Tesco in urgent need of a turnaround,
On Thursday, Dave Lewis, the new CEO of Tesco, will be announcing his strategy for turning round the struggling supermarket giant.
Recent research on Tesco and the other UK quoted supermarkets by corporate health monitors Company Watch shows just how much work Lewis and Tesco have to do.
Company Watch (using its proprietary H-Score™ evaluation methodology) scores companies from zero to a maximum of 100 to gauge their financial strength.
Tesco, with an H-Score of 29, is by some measure the weakest UK supermarket compared to its main rivals.
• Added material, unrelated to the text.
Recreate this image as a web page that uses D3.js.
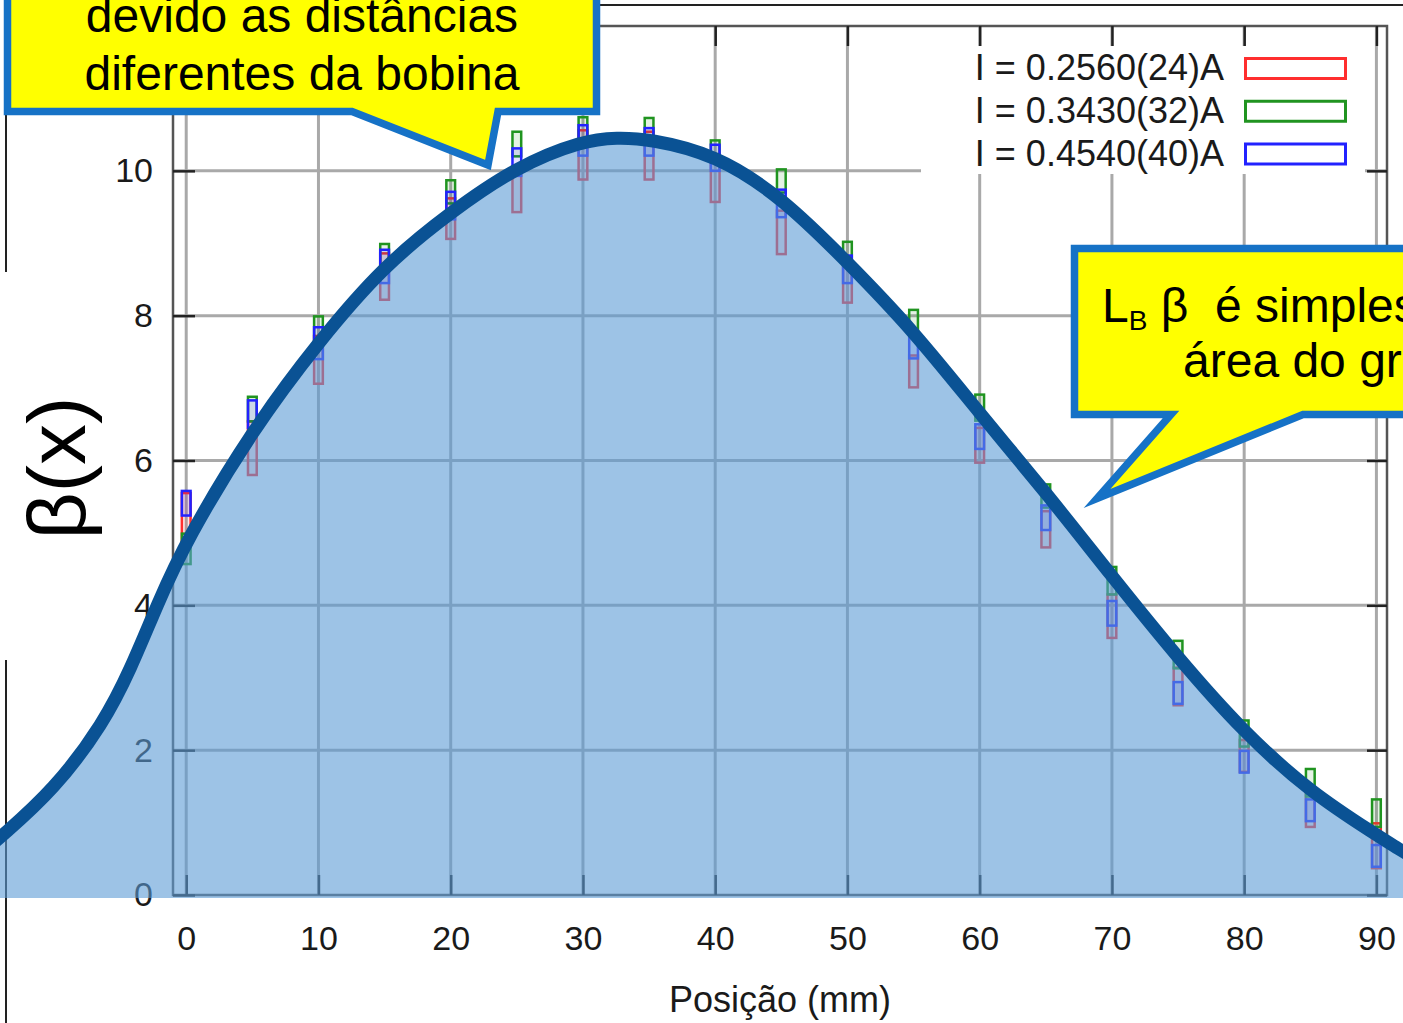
<!DOCTYPE html>
<html>
<head>
<meta charset="utf-8">
<script src="https://cdn.jsdelivr.net/npm/d3@7"></script>
<style>
  html, body { margin: 0; padding: 0; background: #ffffff; overflow: hidden; }
  svg { display: block; }
  text { font-family: "Liberation Sans", Arial, Helvetica, sans-serif; }
</style>
</head>
<body>
<svg id="chart" width="1403" height="1023"></svg>
<script>
// ---- data -------------------------------------------------------------
// probe positions along the magnet (mm)
const positions = [0, 5, 10, 15, 20, 25, 30, 35, 40, 45, 50, 55, 60, 65, 70, 75, 80, 85, 90];

// beta(x) and its uncertainty for each coil current
const seriesLabels = ["I = 0.2560(24)A", "I = 0.3430(32)A", "I = 0.4540(40)A"];
const beta256 = [5.22, 6.17, 7.39, 8.54, 9.34, 9.71, 10.22, 10.21, 9.90, 9.15, 8.46, 7.23, 6.21, 5.05, 3.85, 2.88, 1.92, 1.17, 0.68];
const err256  = [0.33, 0.37, 0.33, 0.32, 0.28, 0.28, 0.34, 0.33, 0.33, 0.30, 0.28, 0.22, 0.24, 0.25, 0.30, 0.26, 0.22, 0.23, 0.31];
const beta343 = [4.78, 6.71, 7.82, 8.82, 9.71, 10.37, 10.57, 10.59, 10.28, 9.86, 8.86, 7.91, 6.73, 5.51, 4.34, 3.32, 2.23, 1.55, 1.13];
const err343  = [0.21, 0.17, 0.17, 0.17, 0.16, 0.17, 0.17, 0.14, 0.14, 0.16, 0.16, 0.17, 0.18, 0.16, 0.19, 0.19, 0.18, 0.19, 0.19];
const beta454 = [5.41, 6.64, 7.62, 8.68, 9.52, 10.12, 10.42, 10.40, 10.18, 9.55, 8.64, 7.56, 6.33, 5.21, 3.89, 2.79, 1.84, 1.17, 0.54];
const err454  = [0.17, 0.19, 0.22, 0.23, 0.19, 0.19, 0.21, 0.19, 0.18, 0.19, 0.19, 0.15, 0.17, 0.17, 0.17, 0.15, 0.15, 0.15, 0.15];

// hand-drawn profile laid over the measurements (mm, beta)
const profileX    = [-14.8, -14.04, -10, -6.25, -4.2, -2.17, 0, 5, 10, 15, 20, 25, 30, 32.6,
                     35, 40, 45, 50, 55, 60, 65, 70, 75, 80, 85, 90, 91.81, 92.79];
const profileBeta = [0.68, 0.80, 1.45, 2.37, 3.12, 4.02, 4.90, 6.42, 7.64, 8.70, 9.43, 10.06, 10.42, 10.46,
                     10.44, 10.23, 9.64, 8.74, 7.79, 6.65, 5.56, 4.40, 3.27, 2.24, 1.42, 0.83, 0.62, 0.52];

// axis ticks and texts
const xTicks = [0, 10, 20, 30, 40, 50, 60, 70, 80, 90];
const yTicks = [0, 2, 4, 6, 8, 10];
const xTitle = "Posição (mm)";
const yTitle = "β(x)";
const noteLeft = ["devido as distâncias", "diferentes da bobina"];

// ---- layout -----------------------------------------------------------
const svg = d3.select("#chart");
const frame = { left: 173, right: 1387, top: 26, bottom: 895 };
const x = d3.scaleLinear().domain([-1, 90.8]).range([frame.left, frame.right]);
const y = d3.scaleLinear().domain([0, 12]).range([frame.bottom, frame.top]);
const boxHalf = 0.33;   // half width of an error box, in mm
const colors = ["#ff2e2e", "#209420", "#2222ff"];
const series = [
  { label: seriesLabels[0], mean: beta256, err: err256, color: colors[0] },
  { label: seriesLabels[1], mean: beta343, err: err343, color: colors[1] },
  { label: seriesLabels[2], mean: beta454, err: err454, color: colors[2] }
];

svg.append("rect").attr("width", 1403).attr("height", 1023).attr("fill", "#fff");

// slide rules
const rules = svg.append("g").attr("stroke", "#222").attr("stroke-width", 2);
rules.append("line").attr("x1", 6).attr("y1", 0).attr("x2", 6).attr("y2", 272);
rules.append("line").attr("x1", 6).attr("y1", 660).attr("x2", 6).attr("y2", 1023);
rules.append("line").attr("x1", 590).attr("y1", 5).attr("x2", 1403).attr("y2", 5);

// grid
const grid = svg.append("g").attr("stroke", "#a9a9a9").attr("stroke-width", 3);
grid.selectAll("line.v").data(xTicks).join("line").attr("class", "v")
  .attr("x1", d => x(d)).attr("x2", d => x(d))
  .attr("y1", frame.top).attr("y2", frame.bottom);
grid.selectAll("line.h").data(yTicks.filter(d => d > 0)).join("line").attr("class", "h")
  .attr("x1", frame.left).attr("x2", frame.right)
  .attr("y1", d => y(d)).attr("y2", d => y(d));

// opaque key area
svg.append("rect").attr("x", 921).attr("y", 46).attr("width", 444).attr("height", 128).attr("fill", "#fff");

// frame
svg.append("rect")
  .attr("x", frame.left).attr("y", frame.top)
  .attr("width", frame.right - frame.left).attr("height", frame.bottom - frame.top)
  .attr("fill", "none").attr("stroke", "#555").attr("stroke-width", 2.5);

function styleAxis(g) {
  g.select(".domain").remove();
  g.selectAll(".tick line").attr("stroke", "#222").attr("stroke-width", 2.5);
  g.selectAll(".tick text").attr("fill", "#1a1a1a").attr("font-size", 34)
    .attr("font-family", "'Liberation Sans', Arial, sans-serif");
}
svg.append("g").attr("transform", `translate(0,${frame.bottom})`)
  .call(d3.axisBottom(x).tickValues(xTicks).tickSizeInner(-20).tickSizeOuter(0).tickPadding(31))
  .call(styleAxis);
svg.append("g").attr("transform", `translate(0,${frame.top})`)
  .call(d3.axisTop(x).tickValues(xTicks).tickSizeInner(-20).tickSizeOuter(0).tickFormat(""))
  .call(styleAxis);
svg.append("g").attr("transform", `translate(${frame.left},0)`)
  .call(d3.axisLeft(y).tickValues(yTicks).tickSizeInner(-22).tickSizeOuter(0).tickPadding(20))
  .call(styleAxis);
svg.append("g").attr("transform", `translate(${frame.right},0)`)
  .call(d3.axisRight(y).tickValues(yTicks).tickSizeInner(-20).tickSizeOuter(0).tickFormat(""))
  .call(styleAxis);

// axis titles
svg.append("text").attr("x", (frame.left + frame.right) / 2).attr("y", 1012)
  .attr("text-anchor", "middle").attr("font-size", 36).attr("fill", "#1a1a1a").text(xTitle);
svg.append("text").attr("transform", "translate(85,468) rotate(-90)")
  .attr("text-anchor", "middle").attr("font-size", 82).attr("fill", "#000").text(yTitle);

// error boxes
series.forEach(s => {
  svg.append("g").selectAll("rect")
    .data(positions.map((p, i) => ({ p, m: s.mean[i], e: s.err[i] })))
    .join("rect")
    .attr("x", d => x(d.p - boxHalf))
    .attr("width", d => x(d.p + boxHalf) - x(d.p - boxHalf))
    .attr("y", d => y(d.m + d.e))
    .attr("height", d => y(d.m - d.e) - y(d.m + d.e))
    .attr("fill", s.color).attr("fill-opacity", 0.12)
    .attr("stroke", s.color).attr("stroke-width", 2.5);
});

// key
const key = svg.append("g");
series.forEach((s, i) => {
  const cy = 68.5 + i * 42.75;
  key.append("text").attr("x", 1224).attr("y", cy + 11.5)
    .attr("text-anchor", "end").attr("font-size", 36).attr("fill", "#1a1a1a").text(s.label);
  key.append("rect").attr("x", 1245.5).attr("y", cy - 10).attr("width", 100).attr("height", 20)
    .attr("fill", "#fff").attr("stroke", s.color).attr("stroke-width", 3);
});

// shaded area under the profile, laid over the plot
const profile = profileX.map((v, i) => [v, profileBeta[i]]);
svg.append("path").datum(profile)
  .attr("d", d3.area().x(d => x(d[0])).y0(y(0) + 3).y1(d => y(d[1])).curve(d3.curveBasis))
  .attr("fill", "#5b9bd5").attr("fill-opacity", 0.6);
svg.append("path").datum(profile)
  .attr("d", d3.line().x(d => x(d[0])).y(d => y(d[1])).curve(d3.curveBasis))
  .attr("fill", "none").attr("stroke", "#0a5294").attr("stroke-width", 13)
  .attr("stroke-linecap", "round").attr("stroke-linejoin", "round");

// callouts
const callout = { fill: "#ffff00", stroke: "#1672c6", width: 7.5 };
svg.append("path")
  .attr("d", "M7.5,-80 H596.5 V111.5 H498 L488,165 L352,111.5 H7.5 Z")
  .attr("fill", callout.fill).attr("stroke", callout.stroke)
  .attr("stroke-width", callout.width).attr("stroke-miterlimit", 20);
svg.append("text").attr("x", 302).attr("y", 32).attr("text-anchor", "middle")
  .attr("font-size", 48).attr("fill", "#000").text(noteLeft[0]);
svg.append("text").attr("x", 302).attr("y", 90).attr("text-anchor", "middle")
  .attr("font-size", 48).attr("fill", "#000").text(noteLeft[1]);

svg.append("path")
  .attr("d", "M1074.5,248.5 H1660 V414.5 H1303 L1097,498.5 L1171,414.5 H1074.5 Z")
  .attr("fill", callout.fill).attr("stroke", callout.stroke)
  .attr("stroke-width", callout.width).attr("stroke-miterlimit", 20);
const noteRight = svg.append("text").attr("x", 1102).attr("y", 322)
  .attr("font-size", 48).attr("fill", "#000").style("white-space", "pre");
noteRight.append("tspan").text("L");
noteRight.append("tspan").attr("font-size", 28).attr("dy", 8).text("B");
noteRight.append("tspan").attr("dy", -8).text(" β  é simplesmente a");
svg.append("text").attr("x", 1183).attr("y", 377)
  .attr("font-size", 48).attr("fill", "#000").text("área do gráfico");
</script>
</body>
</html>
The strongest UK supermarket is Asda (part of Walmart) with an H-Score of 84, followed by Ocado (55), Morrison (52), Sainsbury (49) and Marks & Spencer (40).
Companies with H-Scores of 25 or below are in the Company Watch Warning Area. This means they are approximately 50 times more likely to suffer distress than a typical company outside of it. In other words, they have a significantly enhanced risk of going bust or needing urgent refinancing.
Tesco’s H-Score, and therefore its financial health, has been in decline for the past three years, falling from a solid H-Score of 63 in 2011, to 55 in 2012, 43 in 2013 to its present day level of just 29.